* _What the task asks_
Drop every picture. Then return, exactly, the lines from the beginning of the listing below through the one containing "import plotly.graph_objects as go".

* _Data extract_

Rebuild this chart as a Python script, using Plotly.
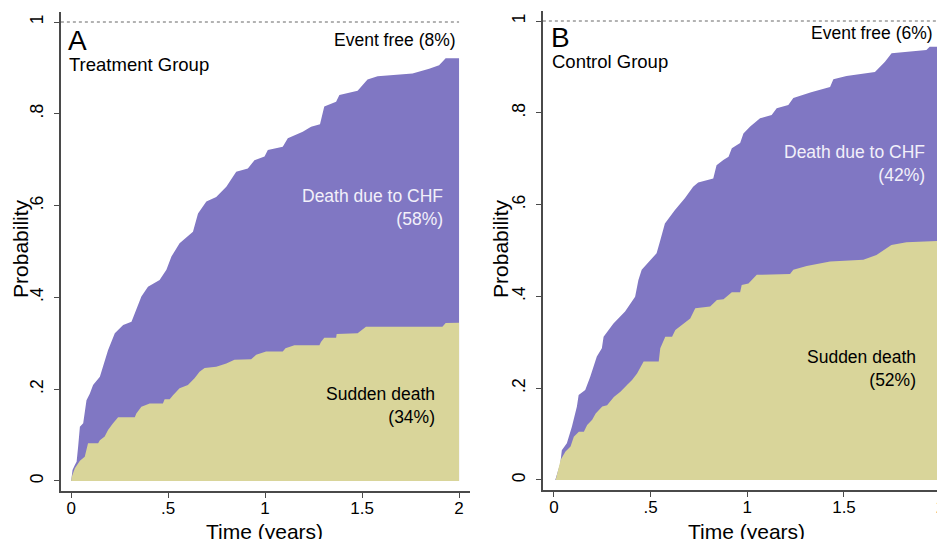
import plotly.graph_objects as go

# ---------------- data ----------------
# Panel A: Treatment group (cumulative incidence, stacked)
a_total_t = [0, 0.007, 0.019, 0.028, 0.036, 0.045, 0.062, 0.079, 0.096, 0.113,
             0.148, 0.165, 0.19, 0.225, 0.268, 0.311, 0.336, 0.362, 0.396, 0.456,
             0.491, 0.517, 0.559, 0.628, 0.654, 0.697, 0.748, 0.8, 0.851, 0.911,
             0.945, 0.997, 1.014, 1.091, 1.117, 1.194, 1.237, 1.283, 1.305, 1.366,
             1.383, 1.477, 1.528, 1.58, 1.76, 1.846, 1.897, 1.931, 2.0]
a_total_v = [0, 0.024, 0.035, 0.042, 0.075, 0.118, 0.126, 0.176, 0.19, 0.209,
             0.227, 0.249, 0.285, 0.322, 0.34, 0.347, 0.376, 0.402, 0.423, 0.438,
             0.46, 0.489, 0.518, 0.543, 0.583, 0.609, 0.619, 0.641, 0.674, 0.681,
             0.699, 0.707, 0.721, 0.728, 0.747, 0.761, 0.772, 0.777, 0.816, 0.826,
             0.841, 0.85, 0.875, 0.882, 0.888, 0.898, 0.906, 0.921, 0.921]
a_sudden_t = [0, 0.003, 0.019, 0.045, 0.07, 0.087, 0.139, 0.148, 0.173, 0.19,
              0.216, 0.242, 0.328, 0.336, 0.362, 0.405, 0.473, 0.482, 0.508, 0.525,
              0.559, 0.602, 0.636, 0.662, 0.688, 0.748, 0.8, 0.842, 0.928, 0.954,
              1.005, 1.091, 1.105, 1.151, 1.28, 1.288, 1.305, 1.366, 1.369, 1.477,
              1.52, 1.914, 1.931, 2.0]
a_sudden_v = [0, 0.009, 0.028, 0.044, 0.053, 0.082, 0.082, 0.089, 0.097, 0.111,
              0.126, 0.139, 0.139, 0.147, 0.162, 0.169, 0.169, 0.178, 0.178, 0.187,
              0.202, 0.209, 0.224, 0.238, 0.246, 0.249, 0.256, 0.264, 0.265, 0.275,
              0.282, 0.282, 0.289, 0.296, 0.296, 0.303, 0.312, 0.312, 0.320, 0.322,
              0.336, 0.336, 0.344, 0.345]

# Panel B: Control group
b_total_t = [0.007, 0.033, 0.041, 0.067, 0.093, 0.119, 0.128, 0.162, 0.188, 0.222,
             0.248, 0.257, 0.308, 0.368, 0.42, 0.437, 0.454, 0.531, 0.548, 0.574,
             0.626, 0.677, 0.72, 0.746, 0.824, 0.841, 0.876, 0.903, 0.92, 0.963,
             0.98, 1.015, 1.066, 1.126, 1.152, 1.212, 1.238, 1.33, 1.428, 1.445,
             1.513, 1.66, 1.712, 1.746, 1.926, 1.943, 2.0]
b_total_v = [0, 0.036, 0.065, 0.08, 0.116, 0.16, 0.185, 0.196, 0.225, 0.269,
             0.287, 0.312, 0.341, 0.367, 0.399, 0.436, 0.458, 0.494, 0.519, 0.559,
             0.588, 0.614, 0.639, 0.648, 0.657, 0.686, 0.697, 0.704, 0.723, 0.734,
             0.755, 0.77, 0.788, 0.795, 0.81, 0.817, 0.832, 0.845, 0.856, 0.873,
             0.88, 0.889, 0.911, 0.93, 0.937, 0.944, 0.944]
b_sudden_t = [0.009, 0.035, 0.06, 0.086, 0.103, 0.129, 0.155, 0.172, 0.198, 0.216,
              0.25, 0.275, 0.31, 0.344, 0.378, 0.404, 0.43, 0.464, 0.542, 0.55,
              0.576, 0.611, 0.628, 0.663, 0.705, 0.731, 0.808, 0.843, 0.877, 0.903,
              0.92, 0.963, 0.971, 1.006, 1.049, 1.221, 1.238, 1.307, 1.428, 1.6,
              1.668, 1.745, 1.823, 2.0]
b_sudden_v = [0, 0.044, 0.062, 0.073, 0.094, 0.105, 0.105, 0.12, 0.131, 0.145,
              0.16, 0.163, 0.181, 0.192, 0.207, 0.218, 0.232, 0.258, 0.258, 0.287,
              0.312, 0.312, 0.327, 0.338, 0.352, 0.374, 0.378, 0.392, 0.394, 0.403,
              0.409, 0.409, 0.425, 0.428, 0.447, 0.449, 0.458, 0.466, 0.476, 0.48,
              0.49, 0.512, 0.518, 0.521]

x_tickvals = [0, 0.5, 1, 1.5, 2]
x_ticktext = ["0", ".5", "1", "1.5", "2"]
y_tickvals = [0, 0.2, 0.4, 0.6, 0.8, 1]
y_ticktext = ["0", ".2", ".4", ".6", ".8", "1"]

# ---------------- style ----------------
W, H = 945, 539
OFF = 8  # page body margin of the browser
PURPLE = "#8077C3"
KHAKI = "#D9D59A"
LIGHT = "#F2F0FA"
AXC = "#4a4a4a"
FONT = "Liberation Sans, Arial, Helvetica, sans-serif"

def px(x):
    return (x - OFF) / W

def py(y):
    return 1 - (y - OFF) / H

fig = go.Figure()

def add_panel(t_tot, v_tot, t_sd, v_sd, xa, ya):
    fig.add_trace(go.Scatter(x=t_tot, y=v_tot, mode="lines", line=dict(width=0, color=PURPLE),
                             fill="tozeroy", fillcolor=PURPLE, xaxis=xa, yaxis=ya,
                             hoverinfo="skip", showlegend=False))
    fig.add_trace(go.Scatter(x=t_sd, y=v_sd, mode="lines", line=dict(width=0, color=KHAKI),
                             fill="tozeroy", fillcolor=KHAKI, xaxis=xa, yaxis=ya,
                             hoverinfo="skip", showlegend=False))

add_panel(a_total_t, a_total_v, a_sudden_t, a_sudden_v, "x", "y")
add_panel(b_total_t, b_total_v, b_sudden_t, b_sudden_v, "x2", "y2")

xr_a = [-0.053, 2.055]
xr_b = [-0.057, 2.012]
yr = [-0.0218, 1.0218]

common_x = dict(tickvals=x_tickvals, ticktext=x_ticktext, ticks="outside", ticklen=5,
                tickwidth=1.2, tickcolor=AXC, showline=True, linecolor=AXC, linewidth=1.5,
                showgrid=False, zeroline=False, ticklabelstandoff=-4,
                tickfont=dict(size=17, color="black", family=FONT), fixedrange=True)
common_y = dict(tickvals=y_tickvals, ticktext=y_ticktext, ticks="outside", ticklen=5,
                tickwidth=1.2, tickcolor=AXC, showline=True, linecolor=AXC, linewidth=1.5,
                showgrid=False, zeroline=False, tickangle=-90, ticklabelstandoff=4,
                tickfont=dict(size=17.5, color="black", family=FONT), fixedrange=True)

fig.update_layout(
    width=W, height=H,
    margin=dict(l=0, r=0, t=0, b=0),
    paper_bgcolor="white", plot_bgcolor="white",
    font=dict(family=FONT, color="black"),
    xaxis=dict(domain=[px(61), px(470.7)], range=xr_a, anchor="y", **common_x),
    yaxis=dict(domain=[py(491), py(12)], range=yr, anchor="x", **common_y),
    xaxis2=dict(domain=[px(544), px(945)], range=xr_b, anchor="y2", **common_x),
    yaxis2=dict(domain=[py(490), py(11)], range=yr, anchor="x2", **common_y),
)

# dotted reference line at probability 1
for xa, ya, xr in (("x", "y", xr_a), ("x2", "y2", xr_b)):
    fig.add_shape(type="line", xref=xa, yref=ya, x0=xr[0], x1=2, y0=1, y1=1,
                  line=dict(color="#666666", width=1, dash="dot"))

def ann(text, x, y, size, xanchor="left", color="black", align="left"):
    fig.add_annotation(text=text, xref="paper", yref="paper", x=px(x), y=py(y),
                       xanchor=xanchor, yanchor="middle", showarrow=False, align=align,
                       font=dict(size=size, color=color, family=FONT))

# Panel A texts
ann("A", 66, 40, 28)
ann("Treatment Group", 67, 64, 18.5)
ann("Event free (8%)", 459, 40, 17.5, xanchor="right")
ann("Death due to CHF<br>(58%)", 446, 207, 17.5, xanchor="right", color=LIGHT, align="right")
ann("Sudden death<br>(34%)", 438, 405, 17.5, xanchor="right", align="right")
# Panel B texts
ann("B", 550, 37, 28)
ann("Control Group", 551, 61, 18.5)
ann("Event free (6%)", 937, 33, 17.5, xanchor="right")
ann("Death due to CHF<br>(42%)", 929, 163, 17.5, xanchor="right", color=LIGHT, align="right")
ann("Sudden death<br>(52%)", 920, 368, 17.5, xanchor="right", align="right")

# axis titles
for cx in (20, 501):
    fig.add_annotation(text="Probability", xref="paper", yref="paper", x=px(cx), y=py(248),
                       xanchor="center", yanchor="middle", showarrow=False, textangle=-90,
                       font=dict(size=21, color="black", family=FONT))
for cx in (265, 748):
    fig.add_annotation(text="Time (years)", xref="paper", yref="paper", x=px(cx), y=py(531),
                       xanchor="center", yanchor="middle", showarrow=False,
                       font=dict(size=21, color="black", family=FONT))

fig.write_html("out.html")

* _Response_
Rebuild this chart as a Python script, using Plotly.
import plotly.graph_objects as go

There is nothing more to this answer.